Exercise requirements: Skip the pictures. Reproduce all other material exactly.

Information provided:
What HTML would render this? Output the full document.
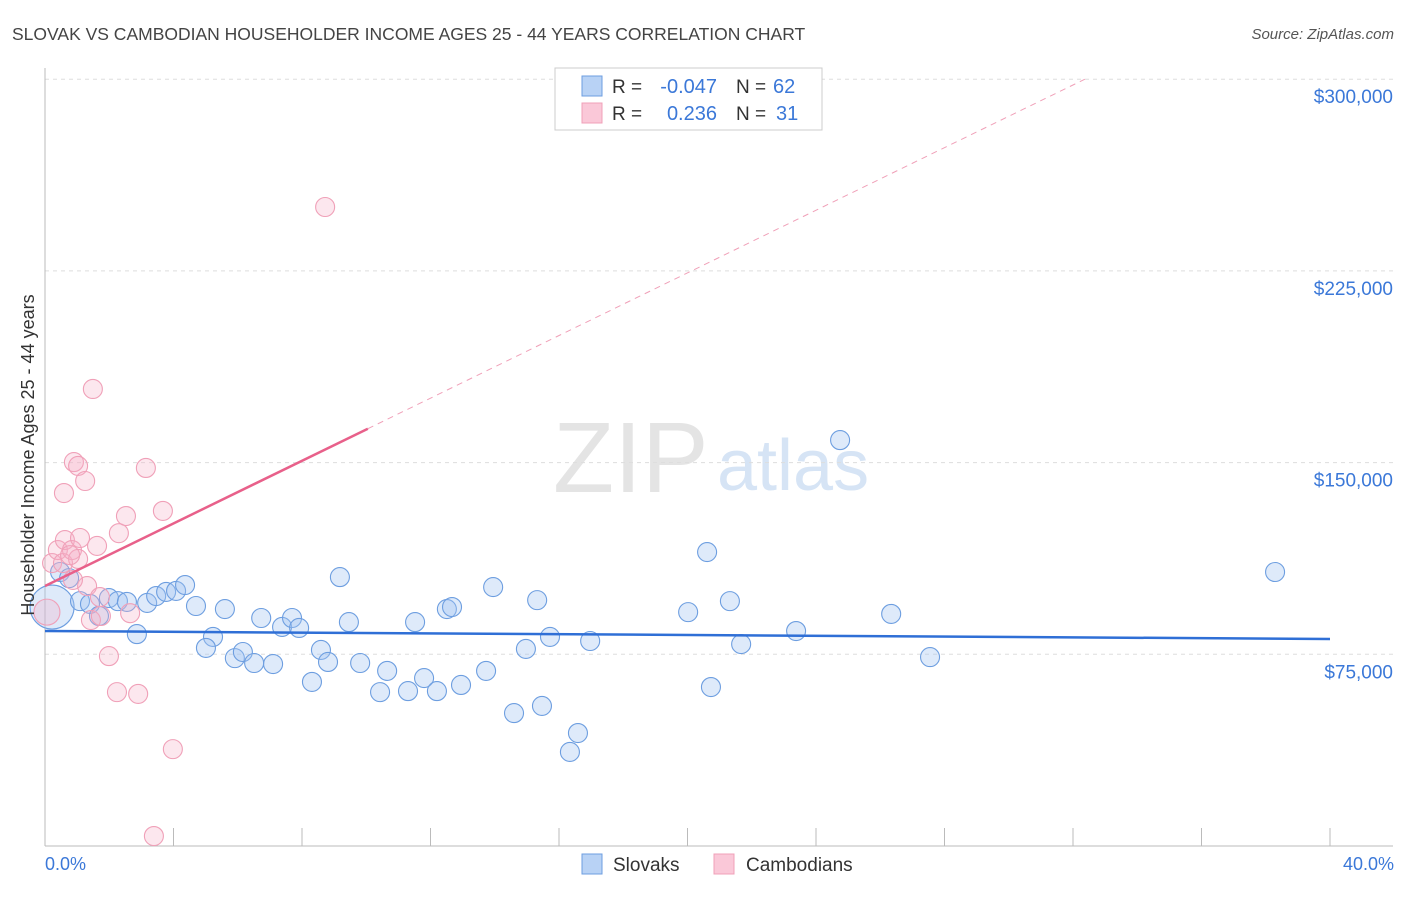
<!DOCTYPE html>
<html><head><meta charset="utf-8"><style>
body{margin:0;background:#fff;font-family:"Liberation Sans",sans-serif;}
svg text{font-family:"Liberation Sans",sans-serif;}
</style></head><body>
<svg id="c" width="1406" height="892">
<text x="12" y="40" font-size="17.5" fill="#444">SLOVAK VS CAMBODIAN HOUSEHOLDER INCOME AGES 25 - 44 YEARS CORRELATION CHART</text>
<text x="1394" y="39" font-size="15" fill="#555" text-anchor="end" font-style="italic">Source: ZipAtlas.com</text>
<g>
<text x="553" y="492" font-size="100" fill="#e4e4e4" font-family="Liberation Serif">ZIP</text>
<text x="717" y="490" font-size="72" fill="#d6e4f5">atlas</text>
</g>
<g id="grid"></g><g id="axes"></g><g id="pts"></g><g id="trend"></g>
<text transform="translate(34,455) rotate(-90)" font-size="18" fill="#333" text-anchor="middle">Householder Income Ages 25 - 44 years</text>
<text x="45" y="870" font-size="18" fill="#3b78d8">0.0%</text>
<text x="1394" y="870" font-size="18" fill="#3b78d8" text-anchor="end">40.0%</text>
<g>
<rect x="555" y="68" width="267" height="62" fill="#fff" stroke="#ccc"/>
<rect x="582" y="76" width="20" height="20" fill="#b8d2f5" stroke="#6d9ee0"/>
<rect x="582" y="103" width="20" height="20" fill="#fac8d8" stroke="#f0a0b8"/>
<text x="612" y="93" font-size="19" fill="#333">R =</text>
<text x="717" y="93" font-size="20" fill="#3b78d8" text-anchor="end">-0.047</text>
<text x="736" y="93" font-size="19" fill="#333">N =</text>
<text x="773" y="93" font-size="20" fill="#3b78d8">62</text>
<text x="612" y="120" font-size="19" fill="#333">R =</text>
<text x="717" y="120" font-size="20" fill="#3b78d8" text-anchor="end">0.236</text>
<text x="736" y="120" font-size="19" fill="#333">N =</text>
<text x="776" y="120" font-size="20" fill="#3b78d8">31</text>
</g>
<g>
<rect x="582" y="854" width="20" height="20" fill="#b8d2f5" stroke="#6d9ee0"/>
<text x="613" y="871" font-size="19" fill="#333">Slovaks</text>
<rect x="714" y="854" width="20" height="20" fill="#fac8d8" stroke="#f0a0b8"/>
<text x="746" y="871" font-size="19" fill="#333">Cambodians</text>
</g>
</svg>
<script>
const yTicks=[75000,150000,225000,300000];
const yTickLabels=["$75,000","$150,000","$225,000","$300,000"];
const xTicks=[0,4,8,12,16,20,24,28,32,36,40];
const slovakX=[0.22,0.47,0.75,1.09,1.40,1.68,1.99,2.27,2.55,2.86,3.18,3.46,3.77,4.08,4.36,4.70,5.23,5.01,5.60,5.91,6.16,6.51,6.73,7.10,7.38,7.69,7.91,8.31,8.59,8.81,9.18,9.46,9.81,10.43,10.65,11.30,11.52,11.80,12.20,12.51,12.67,12.95,13.73,13.95,14.60,14.97,15.32,15.47,15.72,16.34,16.59,16.97,20.02,20.61,20.73,21.32,21.67,23.38,24.75,26.34,27.55,38.29];
const slovakY=[93.5,107.2,104.8,95.8,94.7,90.0,97.0,95.8,95.5,82.9,95.1,97.8,99.4,99.8,102.1,93.9,81.8,77.5,92.7,73.5,75.9,71.6,89.2,71.2,85.7,89.2,85.3,64.2,76.7,72.0,105.2,87.6,71.6,60.2,68.5,60.6,87.6,65.7,60.6,92.7,93.5,63.0,68.5,101.3,52.0,77.1,96.2,54.8,81.8,36.8,44.2,80.2,91.5,115.0,62.2,95.8,79.0,84.1,158.8,90.8,73.9,107.2];
const cambX=[0.06,0.22,0.40,0.56,0.62,0.84,1.03,0.59,0.90,1.03,1.25,1.31,1.49,1.43,1.62,1.71,1.74,1.99,2.24,2.30,2.52,2.65,2.90,3.14,3.67,3.98,3.39,8.72,1.09,0.78,0.87];
const cambY=[91.5,110.7,115.8,110.7,119.7,115.8,112.3,138.1,150.2,148.7,142.8,101.7,178.8,88.4,117.4,97.4,90.0,74.3,60.2,122.4,129.1,91.1,59.5,147.9,131.1,37.9,3.9,250.0,120.5,113.8,104.1];
const slovakTrend=[84.1,81.0];
const cambTrend=[101.7,300];
const NS='http://www.w3.org/2000/svg';
const xs=v=>45+v/40*1285, ys=v=>846-v/75000*191.7, yk=v=>ys(v*1000);
function mk(p,tag,a){const e=document.createElementNS(NS,tag);for(const k in a)e.setAttribute(k,a[k]);document.getElementById(p).appendChild(e);return e;}
yTicks.forEach((t,i)=>{
 const g=mk('grid','line',{x1:45,x2:1393,y1:ys(t),y2:ys(t),stroke:'#ddd','stroke-dasharray':'4,4'});
 
 
 const l=mk('grid','text',{x:1393,y:ys(t)+24,'font-size':19,fill:'#3b78d8','text-anchor':'end'});
 l.textContent=yTickLabels[i];
 
 
});
const ax=mk('axes','line',{x1:45,x2:1393,y1:846,y2:846,stroke:'#bbb'});


const ay=mk('axes','line',{x1:45,x2:45,y1:68,y2:846,stroke:'#bbb'});


xTicks.forEach(t=>{const k=mk('axes','line',{x1:xs(t),x2:xs(t),y1:828,y2:846,stroke:'#bbb'});
 
 });
slovakX.forEach((x,i)=>{const c=mk('pts','circle',{cx:xs(x),cy:yk(slovakY[i]),r:i==0?22:9.5,fill:'rgba(160,196,240,0.35)',stroke:'#6d9ee0','stroke-width':1.1});
 
 });
cambX.forEach((x,i)=>{const c=mk('pts','circle',{cx:xs(x),cy:yk(cambY[i]),r:i==0?13:9.5,fill:'rgba(246,176,200,0.3)',stroke:'#f0a0b8','stroke-width':1.1});
 
 });
const bt=mk('trend','line',{x1:xs(0),y1:yk(slovakTrend[0]),x2:xs(40),y2:yk(slovakTrend[1]),stroke:'#2f6fd6','stroke-width':2.5});


const slope=(cambTrend[1]-cambTrend[0])/32.37, xe=32.37, xs1=10.05;
const pt=mk('trend','line',{x1:xs(0),y1:yk(cambTrend[0]),x2:xs(xs1),y2:yk(cambTrend[0]+slope*xs1),stroke:'#e8608a','stroke-width':2.5});


const pd=mk('trend','line',{x1:xs(xs1),y1:yk(cambTrend[0]+slope*xs1),x2:xs(xe),y2:yk(cambTrend[1]),stroke:'#f0a0b8','stroke-width':1,'stroke-dasharray':'6,5'});


</script>
</body></html>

Reply to the exercise:
What HTML would render this? Output the full document.
<!DOCTYPE html>
<html><head><meta charset="utf-8"><style>
body{margin:0;background:#fff;font-family:"Liberation Sans",sans-serif;}
svg text{font-family:"Liberation Sans",sans-serif;}
</style></head><body>
<svg id="c" width="1406" height="892">
<text x="12" y="40" font-size="17.5" fill="#444">SLOVAK VS CAMBODIAN HOUSEHOLDER INCOME AGES 25 - 44 YEARS CORRELATION CHART</text>
<text x="1394" y="39" font-size="15" fill="#555" text-anchor="end" font-style="italic">Source: ZipAtlas.com</text>
<g>
<text x="553" y="492" font-size="100" fill="#e4e4e4" font-family="Liberation Serif">ZIP</text>
<text x="717" y="490" font-size="72" fill="#d6e4f5">atlas</text>
</g>
<g id="grid"></g><g id="axes"></g><g id="pts"></g><g id="trend"></g>
<text transform="translate(34,455) rotate(-90)" font-size="18" fill="#333" text-anchor="middle">Householder Income Ages 25 - 44 years</text>
<text x="45" y="870" font-size="18" fill="#3b78d8">0.0%</text>
<text x="1394" y="870" font-size="18" fill="#3b78d8" text-anchor="end">40.0%</text>
<g>
<rect x="555" y="68" width="267" height="62" fill="#fff" stroke="#ccc"/>
<rect x="582" y="76" width="20" height="20" fill="#b8d2f5" stroke="#6d9ee0"/>
<rect x="582" y="103" width="20" height="20" fill="#fac8d8" stroke="#f0a0b8"/>
<text x="612" y="93" font-size="19" fill="#333">R =</text>
<text x="717" y="93" font-size="20" fill="#3b78d8" text-anchor="end">-0.047</text>
<text x="736" y="93" font-size="19" fill="#333">N =</text>
<text x="773" y="93" font-size="20" fill="#3b78d8">62</text>
<text x="612" y="120" font-size="19" fill="#333">R =</text>
<text x="717" y="120" font-size="20" fill="#3b78d8" text-anchor="end">0.236</text>
<text x="736" y="120" font-size="19" fill="#333">N =</text>
<text x="776" y="120" font-size="20" fill="#3b78d8">31</text>
</g>
<g>
<rect x="582" y="854" width="20" height="20" fill="#b8d2f5" stroke="#6d9ee0"/>
<text x="613" y="871" font-size="19" fill="#333">Slovaks</text>
<rect x="714" y="854" width="20" height="20" fill="#fac8d8" stroke="#f0a0b8"/>
<text x="746" y="871" font-size="19" fill="#333">Cambodians</text>
</g>
</svg>
<script>
const yTicks=[75000,150000,225000,300000];
const yTickLabels=["$75,000","$150,000","$225,000","$300,000"];
const xTicks=[0,4,8,12,16,20,24,28,32,36,40];
const slovakX=[0.22,0.47,0.75,1.09,1.40,1.68,1.99,2.27,2.55,2.86,3.18,3.46,3.77,4.08,4.36,4.70,5.23,5.01,5.60,5.91,6.16,6.51,6.73,7.10,7.38,7.69,7.91,8.31,8.59,8.81,9.18,9.46,9.81,10.43,10.65,11.30,11.52,11.80,12.20,12.51,12.67,12.95,13.73,13.95,14.60,14.97,15.32,15.47,15.72,16.34,16.59,16.97,20.02,20.61,20.73,21.32,21.67,23.38,24.75,26.34,27.55,38.29];
const slovakY=[93.5,107.2,104.8,95.8,94.7,90.0,97.0,95.8,95.5,82.9,95.1,97.8,99.4,99.8,102.1,93.9,81.8,77.5,92.7,73.5,75.9,71.6,89.2,71.2,85.7,89.2,85.3,64.2,76.7,72.0,105.2,87.6,71.6,60.2,68.5,60.6,87.6,65.7,60.6,92.7,93.5,63.0,68.5,101.3,52.0,77.1,96.2,54.8,81.8,36.8,44.2,80.2,91.5,115.0,62.2,95.8,79.0,84.1,158.8,90.8,73.9,107.2];
const cambX=[0.06,0.22,0.40,0.56,0.62,0.84,1.03,0.59,0.90,1.03,1.25,1.31,1.49,1.43,1.62,1.71,1.74,1.99,2.24,2.30,2.52,2.65,2.90,3.14,3.67,3.98,3.39,8.72,1.09,0.78,0.87];
const cambY=[91.5,110.7,115.8,110.7,119.7,115.8,112.3,138.1,150.2,148.7,142.8,101.7,178.8,88.4,117.4,97.4,90.0,74.3,60.2,122.4,129.1,91.1,59.5,147.9,131.1,37.9,3.9,250.0,120.5,113.8,104.1];
const slovakTrend=[84.1,81.0];
const cambTrend=[101.7,300];
const NS='http://www.w3.org/2000/svg';
const xs=v=>45+v/40*1285, ys=v=>846-v/75000*191.7, yk=v=>ys(v*1000);
function mk(p,tag,a){const e=document.createElementNS(NS,tag);for(const k in a)e.setAttribute(k,a[k]);document.getElementById(p).appendChild(e);return e;}
yTicks.forEach((t,i)=>{
 const g=mk('grid','line',{x1:45,x2:1393,y1:ys(t),y2:ys(t),stroke:'#ddd','stroke-dasharray':'4,4'});
 
 
 const l=mk('grid','text',{x:1393,y:ys(t)+24,'font-size':19,fill:'#3b78d8','text-anchor':'end'});
 l.textContent=yTickLabels[i];
 
 
});
const ax=mk('axes','line',{x1:45,x2:1393,y1:846,y2:846,stroke:'#bbb'});


const ay=mk('axes','line',{x1:45,x2:45,y1:68,y2:846,stroke:'#bbb'});


xTicks.forEach(t=>{const k=mk('axes','line',{x1:xs(t),x2:xs(t),y1:828,y2:846,stroke:'#bbb'});
 
 });
slovakX.forEach((x,i)=>{const c=mk('pts','circle',{cx:xs(x),cy:yk(slovakY[i]),r:i==0?22:9.5,fill:'rgba(160,196,240,0.35)',stroke:'#6d9ee0','stroke-width':1.1});
 
 });
cambX.forEach((x,i)=>{const c=mk('pts','circle',{cx:xs(x),cy:yk(cambY[i]),r:i==0?13:9.5,fill:'rgba(246,176,200,0.3)',stroke:'#f0a0b8','stroke-width':1.1});
 
 });
const bt=mk('trend','line',{x1:xs(0),y1:yk(slovakTrend[0]),x2:xs(40),y2:yk(slovakTrend[1]),stroke:'#2f6fd6','stroke-width':2.5});


const slope=(cambTrend[1]-cambTrend[0])/32.37, xe=32.37, xs1=10.05;
const pt=mk('trend','line',{x1:xs(0),y1:yk(cambTrend[0]),x2:xs(xs1),y2:yk(cambTrend[0]+slope*xs1),stroke:'#e8608a','stroke-width':2.5});


const pd=mk('trend','line',{x1:xs(xs1),y1:yk(cambTrend[0]+slope*xs1),x2:xs(xe),y2:yk(cambTrend[1]),stroke:'#f0a0b8','stroke-width':1,'stroke-dasharray':'6,5'});


</script>
</body></html>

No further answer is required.